- [EXERCISE GOAL]
Omit every picture and return the rest of the data unaltered.
[Begin]
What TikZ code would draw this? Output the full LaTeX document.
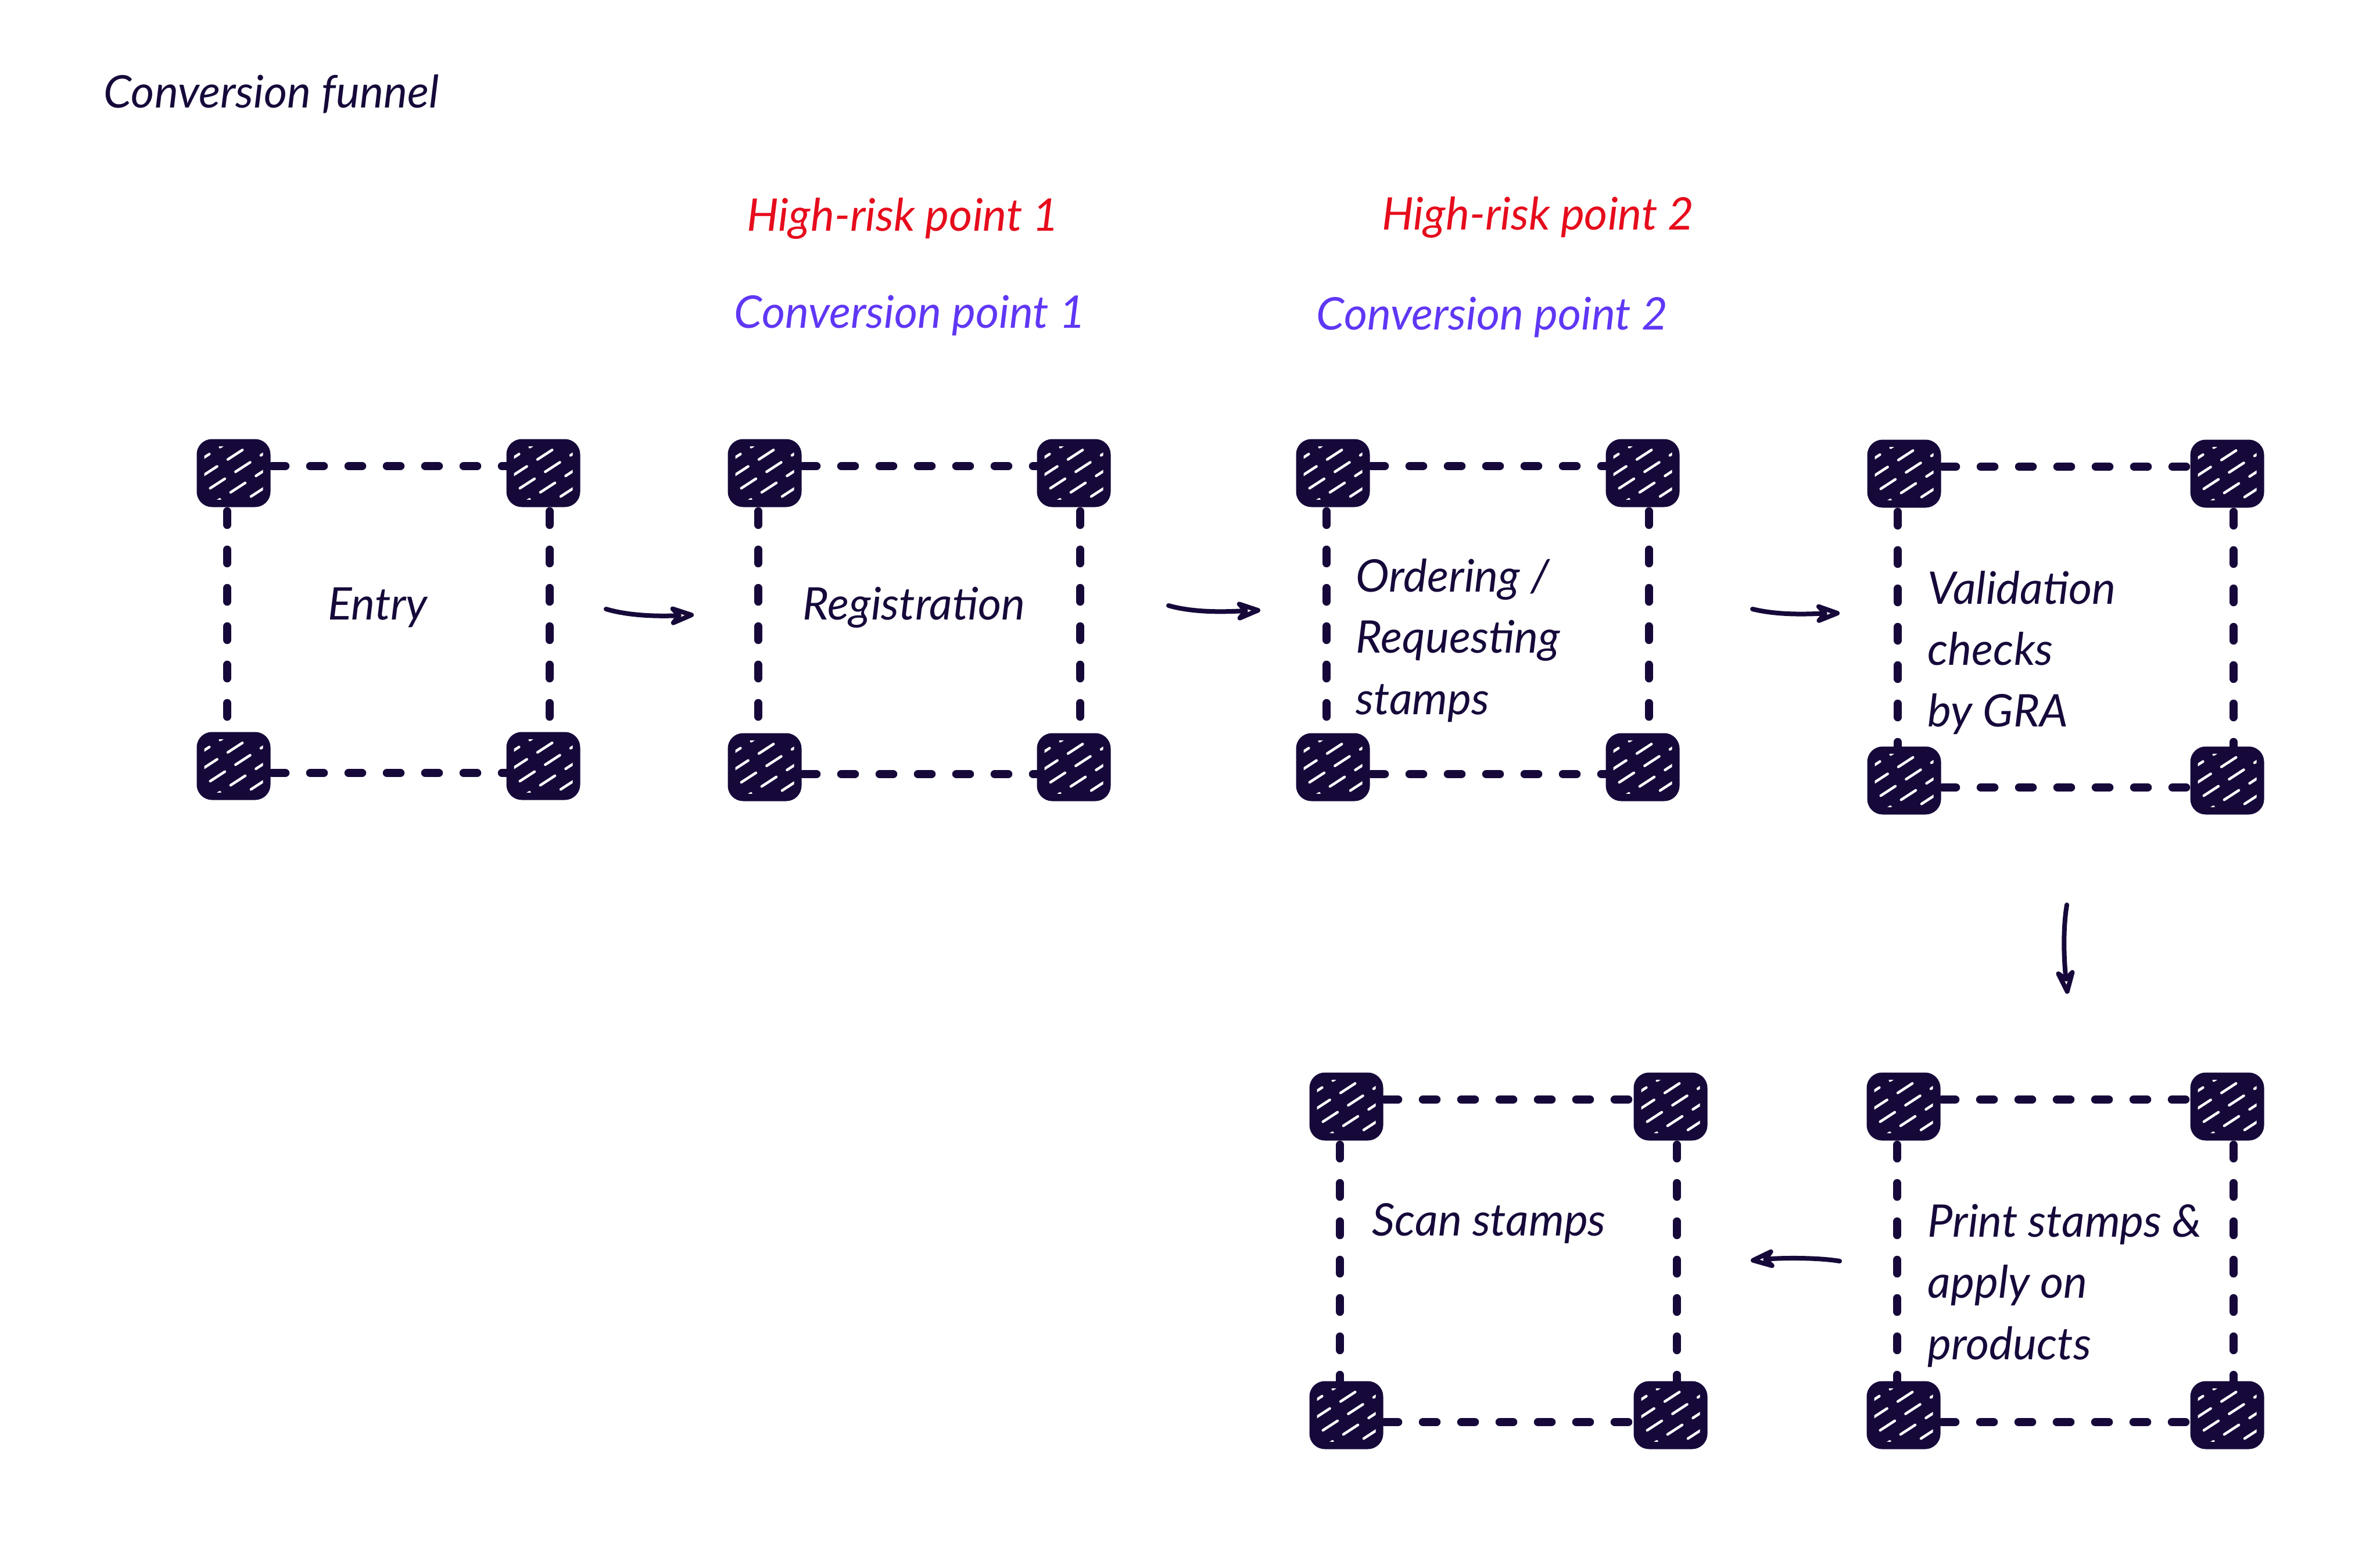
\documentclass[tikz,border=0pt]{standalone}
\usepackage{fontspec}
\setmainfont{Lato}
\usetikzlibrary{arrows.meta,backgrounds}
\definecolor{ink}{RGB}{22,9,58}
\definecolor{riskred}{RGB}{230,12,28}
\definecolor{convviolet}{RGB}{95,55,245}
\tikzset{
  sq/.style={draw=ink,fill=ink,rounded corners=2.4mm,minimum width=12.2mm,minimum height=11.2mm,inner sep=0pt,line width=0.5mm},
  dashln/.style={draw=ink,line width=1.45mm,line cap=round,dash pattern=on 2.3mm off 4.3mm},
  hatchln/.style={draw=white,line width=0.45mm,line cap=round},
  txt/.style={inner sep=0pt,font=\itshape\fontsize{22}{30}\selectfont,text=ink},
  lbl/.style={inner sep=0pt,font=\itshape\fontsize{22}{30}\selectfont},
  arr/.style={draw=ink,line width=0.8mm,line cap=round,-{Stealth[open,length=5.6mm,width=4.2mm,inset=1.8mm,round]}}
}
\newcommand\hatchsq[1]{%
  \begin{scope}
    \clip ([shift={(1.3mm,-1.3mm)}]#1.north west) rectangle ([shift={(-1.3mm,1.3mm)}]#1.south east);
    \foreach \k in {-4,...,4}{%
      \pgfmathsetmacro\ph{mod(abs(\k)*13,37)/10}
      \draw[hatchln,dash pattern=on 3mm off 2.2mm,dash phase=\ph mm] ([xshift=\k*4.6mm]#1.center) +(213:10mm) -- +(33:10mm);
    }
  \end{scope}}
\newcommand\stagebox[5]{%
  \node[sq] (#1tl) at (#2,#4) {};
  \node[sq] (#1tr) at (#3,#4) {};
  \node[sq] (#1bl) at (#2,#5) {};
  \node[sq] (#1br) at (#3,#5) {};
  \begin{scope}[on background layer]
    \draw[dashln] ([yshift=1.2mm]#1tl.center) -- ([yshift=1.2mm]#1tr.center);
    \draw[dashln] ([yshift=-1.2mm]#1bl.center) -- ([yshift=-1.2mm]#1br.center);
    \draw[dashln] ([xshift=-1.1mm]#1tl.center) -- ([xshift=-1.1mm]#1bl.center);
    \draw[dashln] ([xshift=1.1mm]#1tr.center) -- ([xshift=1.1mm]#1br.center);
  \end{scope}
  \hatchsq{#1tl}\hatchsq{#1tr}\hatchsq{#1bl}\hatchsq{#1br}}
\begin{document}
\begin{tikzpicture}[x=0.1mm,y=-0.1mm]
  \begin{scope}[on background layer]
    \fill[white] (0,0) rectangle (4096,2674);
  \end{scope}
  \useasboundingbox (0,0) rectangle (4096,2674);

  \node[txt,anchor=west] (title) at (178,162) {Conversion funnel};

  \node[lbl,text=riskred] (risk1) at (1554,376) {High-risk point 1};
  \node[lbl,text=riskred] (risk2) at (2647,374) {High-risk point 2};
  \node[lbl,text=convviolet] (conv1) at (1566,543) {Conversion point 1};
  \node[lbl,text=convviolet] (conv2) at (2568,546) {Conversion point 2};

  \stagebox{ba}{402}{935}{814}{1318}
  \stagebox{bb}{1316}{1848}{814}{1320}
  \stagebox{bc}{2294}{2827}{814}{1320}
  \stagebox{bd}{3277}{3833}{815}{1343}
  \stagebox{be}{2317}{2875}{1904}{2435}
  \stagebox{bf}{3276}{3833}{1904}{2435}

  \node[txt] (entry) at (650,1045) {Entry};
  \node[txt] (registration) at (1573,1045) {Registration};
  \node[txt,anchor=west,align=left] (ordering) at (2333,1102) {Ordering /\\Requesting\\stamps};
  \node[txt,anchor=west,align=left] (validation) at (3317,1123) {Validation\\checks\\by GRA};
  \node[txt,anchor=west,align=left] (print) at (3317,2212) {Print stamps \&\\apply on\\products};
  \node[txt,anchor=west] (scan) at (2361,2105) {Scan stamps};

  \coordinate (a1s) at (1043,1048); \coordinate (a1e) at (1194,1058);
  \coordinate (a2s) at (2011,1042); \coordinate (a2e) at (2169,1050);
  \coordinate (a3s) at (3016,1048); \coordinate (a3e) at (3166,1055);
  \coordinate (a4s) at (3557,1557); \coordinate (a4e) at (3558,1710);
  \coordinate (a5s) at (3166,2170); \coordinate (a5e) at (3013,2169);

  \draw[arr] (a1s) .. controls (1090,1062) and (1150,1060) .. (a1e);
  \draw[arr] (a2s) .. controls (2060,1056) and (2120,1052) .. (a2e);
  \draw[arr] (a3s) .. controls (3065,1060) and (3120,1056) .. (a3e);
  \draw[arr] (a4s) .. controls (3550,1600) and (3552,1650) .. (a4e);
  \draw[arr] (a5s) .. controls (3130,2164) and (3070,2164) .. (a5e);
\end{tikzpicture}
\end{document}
[End]
- [WRITTEN SOLUTION]
What TikZ code would draw this? Output the full LaTeX document.
\documentclass[tikz,border=0pt]{standalone}
\usepackage{fontspec}
\setmainfont{Lato}
\usetikzlibrary{arrows.meta,backgrounds}
\definecolor{ink}{RGB}{22,9,58}
\definecolor{riskred}{RGB}{230,12,28}
\definecolor{convviolet}{RGB}{95,55,245}
\tikzset{
  sq/.style={draw=ink,fill=ink,rounded corners=2.4mm,minimum width=12.2mm,minimum height=11.2mm,inner sep=0pt,line width=0.5mm},
  dashln/.style={draw=ink,line width=1.45mm,line cap=round,dash pattern=on 2.3mm off 4.3mm},
  hatchln/.style={draw=white,line width=0.45mm,line cap=round},
  txt/.style={inner sep=0pt,font=\itshape\fontsize{22}{30}\selectfont,text=ink},
  lbl/.style={inner sep=0pt,font=\itshape\fontsize{22}{30}\selectfont},
  arr/.style={draw=ink,line width=0.8mm,line cap=round,-{Stealth[open,length=5.6mm,width=4.2mm,inset=1.8mm,round]}}
}
\newcommand\hatchsq[1]{%
  \begin{scope}
    \clip ([shift={(1.3mm,-1.3mm)}]#1.north west) rectangle ([shift={(-1.3mm,1.3mm)}]#1.south east);
    \foreach \k in {-4,...,4}{%
      \pgfmathsetmacro\ph{mod(abs(\k)*13,37)/10}
      \draw[hatchln,dash pattern=on 3mm off 2.2mm,dash phase=\ph mm] ([xshift=\k*4.6mm]#1.center) +(213:10mm) -- +(33:10mm);
    }
  \end{scope}}
\newcommand\stagebox[5]{%
  \node[sq] (#1tl) at (#2,#4) {};
  \node[sq] (#1tr) at (#3,#4) {};
  \node[sq] (#1bl) at (#2,#5) {};
  \node[sq] (#1br) at (#3,#5) {};
  \begin{scope}[on background layer]
    \draw[dashln] ([yshift=1.2mm]#1tl.center) -- ([yshift=1.2mm]#1tr.center);
    \draw[dashln] ([yshift=-1.2mm]#1bl.center) -- ([yshift=-1.2mm]#1br.center);
    \draw[dashln] ([xshift=-1.1mm]#1tl.center) -- ([xshift=-1.1mm]#1bl.center);
    \draw[dashln] ([xshift=1.1mm]#1tr.center) -- ([xshift=1.1mm]#1br.center);
  \end{scope}
  \hatchsq{#1tl}\hatchsq{#1tr}\hatchsq{#1bl}\hatchsq{#1br}}
\begin{document}
\begin{tikzpicture}[x=0.1mm,y=-0.1mm]
  \begin{scope}[on background layer]
    \fill[white] (0,0) rectangle (4096,2674);
  \end{scope}
  \useasboundingbox (0,0) rectangle (4096,2674);

  \node[txt,anchor=west] (title) at (178,162) {Conversion funnel};

  \node[lbl,text=riskred] (risk1) at (1554,376) {High-risk point 1};
  \node[lbl,text=riskred] (risk2) at (2647,374) {High-risk point 2};
  \node[lbl,text=convviolet] (conv1) at (1566,543) {Conversion point 1};
  \node[lbl,text=convviolet] (conv2) at (2568,546) {Conversion point 2};

  \stagebox{ba}{402}{935}{814}{1318}
  \stagebox{bb}{1316}{1848}{814}{1320}
  \stagebox{bc}{2294}{2827}{814}{1320}
  \stagebox{bd}{3277}{3833}{815}{1343}
  \stagebox{be}{2317}{2875}{1904}{2435}
  \stagebox{bf}{3276}{3833}{1904}{2435}

  \node[txt] (entry) at (650,1045) {Entry};
  \node[txt] (registration) at (1573,1045) {Registration};
  \node[txt,anchor=west,align=left] (ordering) at (2333,1102) {Ordering /\\Requesting\\stamps};
  \node[txt,anchor=west,align=left] (validation) at (3317,1123) {Validation\\checks\\by GRA};
  \node[txt,anchor=west,align=left] (print) at (3317,2212) {Print stamps \&\\apply on\\products};
  \node[txt,anchor=west] (scan) at (2361,2105) {Scan stamps};

  \coordinate (a1s) at (1043,1048); \coordinate (a1e) at (1194,1058);
  \coordinate (a2s) at (2011,1042); \coordinate (a2e) at (2169,1050);
  \coordinate (a3s) at (3016,1048); \coordinate (a3e) at (3166,1055);
  \coordinate (a4s) at (3557,1557); \coordinate (a4e) at (3558,1710);
  \coordinate (a5s) at (3166,2170); \coordinate (a5e) at (3013,2169);

  \draw[arr] (a1s) .. controls (1090,1062) and (1150,1060) .. (a1e);
  \draw[arr] (a2s) .. controls (2060,1056) and (2120,1052) .. (a2e);
  \draw[arr] (a3s) .. controls (3065,1060) and (3120,1056) .. (a3e);
  \draw[arr] (a4s) .. controls (3550,1600) and (3552,1650) .. (a4e);
  \draw[arr] (a5s) .. controls (3130,2164) and (3070,2164) .. (a5e);
\end{tikzpicture}
\end{document}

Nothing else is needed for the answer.